When markets get volatile, investors get edgy. Some look at their portfolios and see assets that worked well before, but now look lackluster or may even be heading south. Never has the question of what to do with one’s portfolio been as important as it is today, with defined benefit pensions disappearing–often literally–and many investors headed toward retirement with defined contribution retirement accounts as their main source of retirement funding. How can advisors guide their clients to retirement portfolio allocations that fund longer retirements, as well as keep them comfortable when markets gyrate?
Enter Roger Ibbotson, Ph.D., founder of Ibbotson Associates, Yale professor, and now chairman and CEO of a hedge fund, Zebra Capital Management. Ibbotson is well known for his historical data, iconic heartbeat charts showing the results of $1 invested in stocks, bonds, or T-Bills since 1925, and his industry-leading asset allocation work with institutions. Earlier this year he sold Ibbotson Associates, the company he founded in 1977, to Morningstar (the deal closed in March). Staff Editor Kate McBride sat down with Roger Ibbotson at the Morningstar Conference in Chicago in late June.
How has your life changed since you sold Ibbotson Associates to Morningstar?
Actually my life hasn’t changed that much because when I had Ibbotson Associates I participated in management, in research, and I’d been speaking for the firm. I’m not part of the management anymore, at Morningstar, but I’m still part of the research team, essentially. It’s actually a bigger vehicle: more data, more analysts, and more people to work with in research. Of course I’m financially stable; I’m more diversified in my portfolio.
I’m [teaching] half time at Yale. I also have a hedge fund, Zebra Capital, so I spend some time at that and I spend some time as a Morningstar consultant.
Would you tell us about Zebra Capital?
Zebra Capital is a U.S. equity hedge fund. It has a market-neutral product and a net-long hedge fund. They’re all quantitatively based, so you can imagine that I focus on the quantitative areas and our hedge fund uses quantitative techniques to create high returns at low risk.
How do you allocate investments in a higher interest rate environment?
Well, [that] makes something like cash more desirable. We look at a cash base, plus an equity-risk premium on top of that. We’re not in any way negative about equities in this kind of environment; it’s just that the trade-off between cash and long-term bonds tends to shift so that we’re tending to shorten up our bond portfolios.
Are you allocating across more than stocks, bonds, and cash?
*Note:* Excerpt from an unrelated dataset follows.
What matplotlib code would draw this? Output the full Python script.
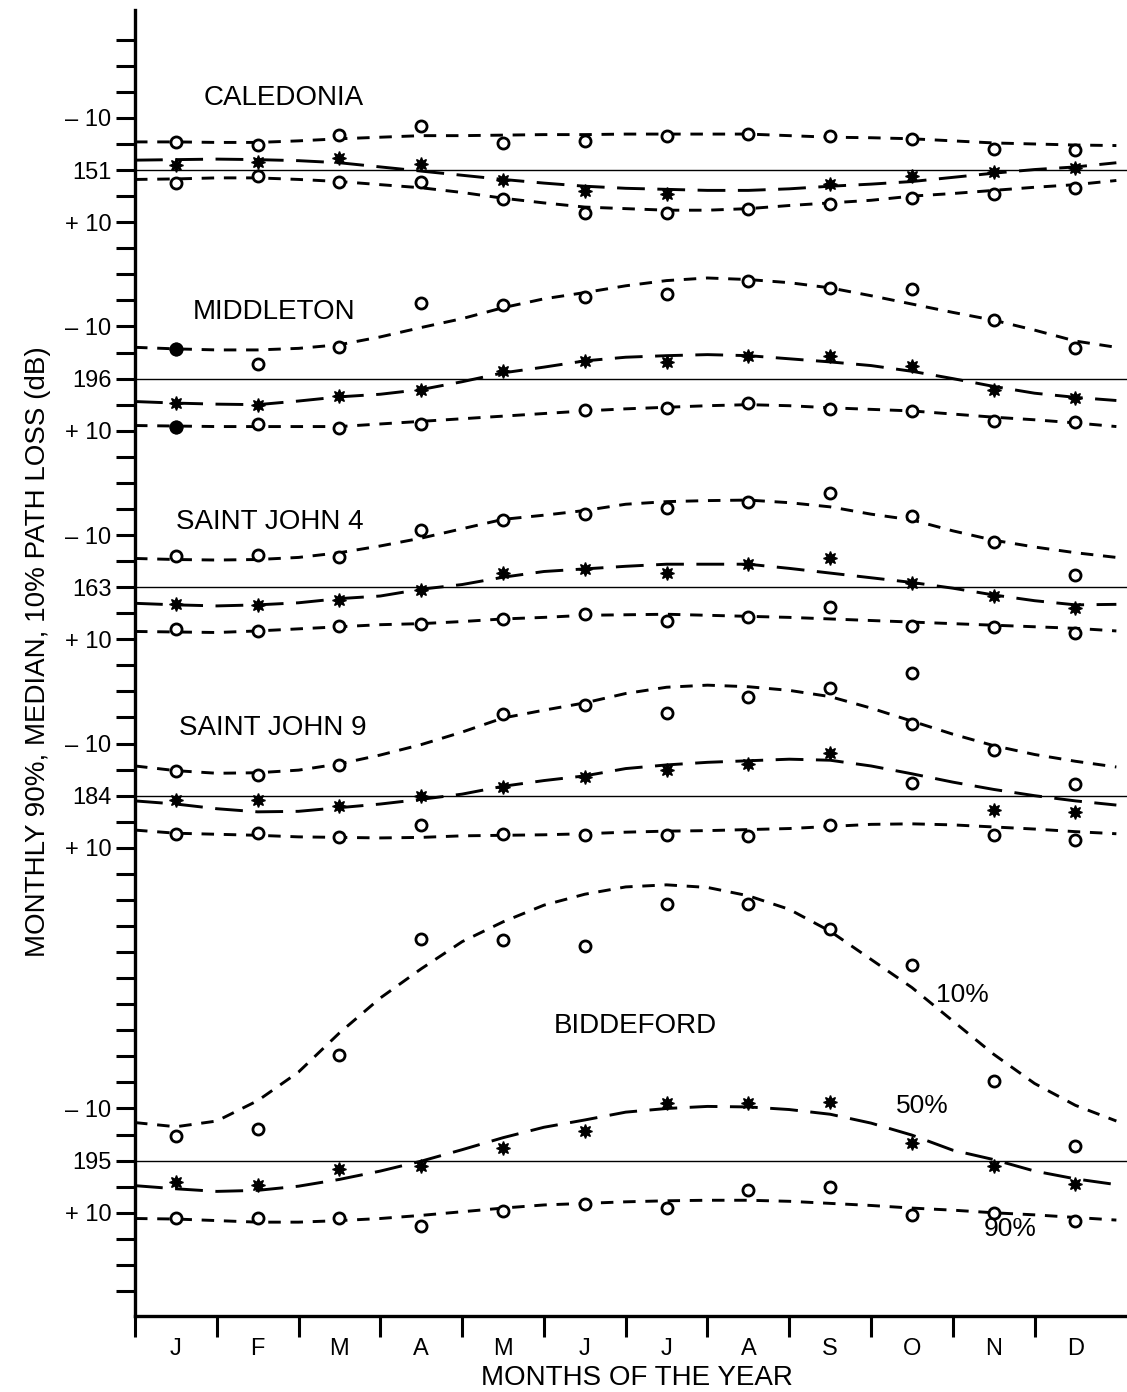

Usually we try to make it a minimum of five asset classes, which would be: small caps, large caps, international caps, some sort of a longer-term or intermediate-term bonds, and cash or something like cash; that would be the minimum number of asset classes; but we get into lots of asset classes, depending on–we’re doing this for clients, so we usually have a universe to pick from–but we may bring in alternative investments like commodities, or different forms of cash like TIPS, and there could be real estate in the portfolios, or different types of international [assets]. This is mostly driven by the set of assets that are available to us in particular in an advisory arrangement that we’ve made.